Let’s say that we want to measure the effect of a phone call encouraging people to register to vote on voting. Let’s define compliance as a person taking the call. And let’s assume that the compliance rate is low. The traditional way to estimate the effect of the phone call is via an RCT: randomly split the sample into Treatment and Control, call everyone in the Treatment Group, wait till after the election, and calculate the difference in the proportion who voted. Assuming that the treatment doesn’t affect non-compliers, etc., we can also estimate the Complier Average Treatment Effect.

But one way to think about non-compliance in the example above is as follows: “Buddy, you need to reach these people using another way.” That is a super useful thing to know, but it is an observational point. You can fit a predictive model for who picks up phone calls and who doesn’t. The experiment is useful in answering how much can you persuade the people you reach on the phone. And you can learn that by randomizing conditional on compliance.

For such cases, here’s what we can do:

- Call a reasonably large random sample of people. Learn a model for who complies.
- Use it to target people who are likelier to comply and randomize post a person picking up.

More generally, Average Treatment Effect is useful for global rollouts of one policy. But when is that a good counterfactual to learn? Tautologically, when that is all you can do or when it is the optimal thing to do. If we are not in that world, why not learn about—and I am using the example to be concrete—a) what is a good way to reach me, b) what message do you want to show me. For instance, for political campaigns, the optimal strategy is to estimate the cost of reaching people by phone, mail, f2f, etc., estimate the probability of reaching each using each of the media, estimate the payoff for different messages for different kinds of people, and then target using the medium and the message that delivers the greatest benefit. (For a discussion about targeting, see here.)

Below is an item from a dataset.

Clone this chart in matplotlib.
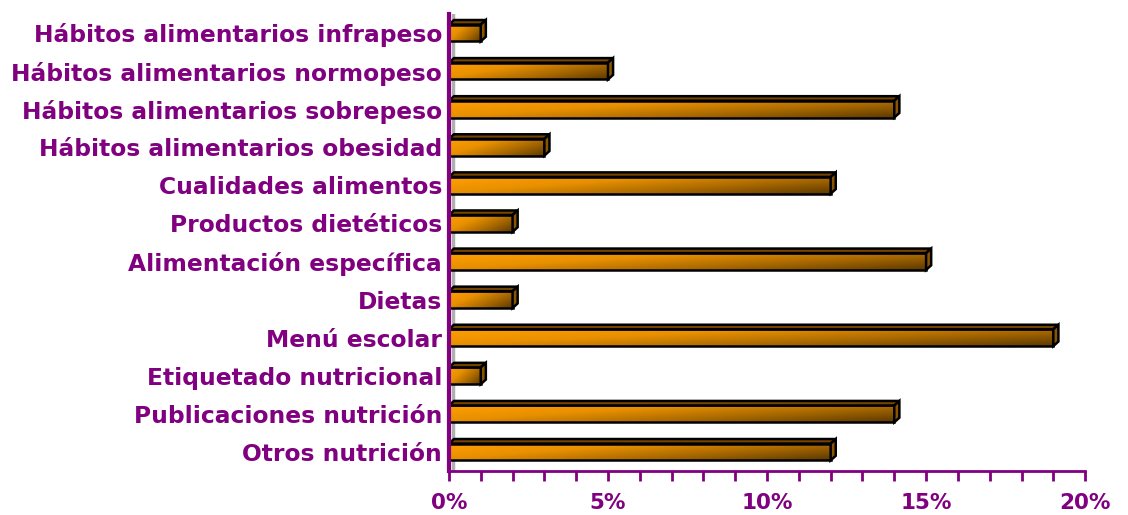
import numpy as np
import matplotlib.pyplot as plt
from matplotlib.patches import Polygon
from matplotlib.colors import LinearSegmentedColormap
from matplotlib.ticker import MultipleLocator, FuncFormatter

categories = [
    "Otros nutrición",
    "Publicaciones nutrición",
    "Etiquetado nutricional",
    "Menú escolar",
    "Dietas",
    "Alimentación específica",
    "Productos dietéticos",
    "Cualidades alimentos",
    "Hábitos alimentarios obesidad",
    "Hábitos alimentarios sobrepeso",
    "Hábitos alimentarios normopeso",
    "Hábitos alimentarios infrapeso",
]
values = [12, 14, 1, 19, 2, 15, 2, 12, 3, 14, 5, 1]

purple = "#800080"
grad = LinearSegmentedColormap.from_list("bar", ["#FF9E00", "#E89000", "#A86800", "#5E3A00"])

fig = plt.figure(figsize=(11.28, 5.15), dpi=100)
ax = fig.add_axes([0.398, 0.0854, 0.564, 0.8876])

y = np.arange(len(categories))
h = 0.44
dx, dy = 0.16, 0.12

bars = ax.barh(y, values, height=h, color="none", edgecolor="black", linewidth=1.8, zorder=4)

# gradient for the front faces
gx = np.linspace(0, 1, 200)
gy = np.linspace(0, 1, 20)
GX, GY = np.meshgrid(gx, gy)
img = 0.7 * GX + 0.4 * GY

for b, v, yy in zip(bars, values, y):
    im = ax.imshow(img, cmap=grad, vmin=0, vmax=1.1, extent=[0, v, yy - h / 2, yy + h / 2],
                   origin="upper", aspect="auto", zorder=3)
    im.set_clip_path(b)
    top = Polygon([(0, yy + h / 2), (v, yy + h / 2), (v + dx, yy + h / 2 + dy), (dx, yy + h / 2 + dy)],
                  closed=True, facecolor="#744400", edgecolor="black", linewidth=1.8, zorder=4)
    side = Polygon([(v, yy - h / 2), (v + dx, yy - h / 2 + dy), (v + dx, yy + h / 2 + dy), (v, yy + h / 2)],
                   closed=True, facecolor="#8A5500", edgecolor="black", linewidth=1.8, zorder=4)
    ax.add_patch(top)
    ax.add_patch(side)

ax.set_xlim(0, 20)
ax.set_ylim(-0.5, 11.5)

# wall shadow next to the axis
ax.axvline(0.12, color="#B0B0B0", linewidth=2.5, zorder=1)

ax.set_yticks(y)
ax.set_yticklabels(categories)
ax.tick_params(axis="y", length=0, pad=5, labelsize=16.8, labelcolor=purple)
for t in ax.get_yticklabels():
    t.set_fontweight("bold")

ax.xaxis.set_major_locator(MultipleLocator(5))
ax.xaxis.set_minor_locator(MultipleLocator(1))
ax.xaxis.set_major_formatter(FuncFormatter(lambda v, p: f"{int(v)}%"))
ax.tick_params(axis="x", which="both", direction="out", length=7, width=2, color=purple,
               labelsize=15.5, labelcolor=purple, pad=9)
for t in ax.get_xticklabels():
    t.set_fontweight("bold")

for s in ["top", "right"]:
    ax.spines[s].set_visible(False)
ax.spines["left"].set_color(purple)
ax.spines["left"].set_linewidth(3)
ax.spines["bottom"].set_color(purple)
ax.spines["bottom"].set_linewidth(2)
ax.spines["left"].set_zorder(5)

fig.savefig("out.png", dpi=100)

But technically, a message could have the greatest payoff for the person who is least likely to comply. And the optimal strategy could still be to call everyone. To learn treatment effects among people who are unlikely to comply (using a particular method), you will need to build experiments to increase compliance. More generally, if you are thinking about multi-arm bandits or some such dynamic learning system, the insight is to have treatment arms around both compliance and message. The other general point, implicit in the essay, is that rather than be fixated on calculating ATE, we should be fixated on an optimization objective, e.g., the additional number of people persuaded to turn out to vote per dollar.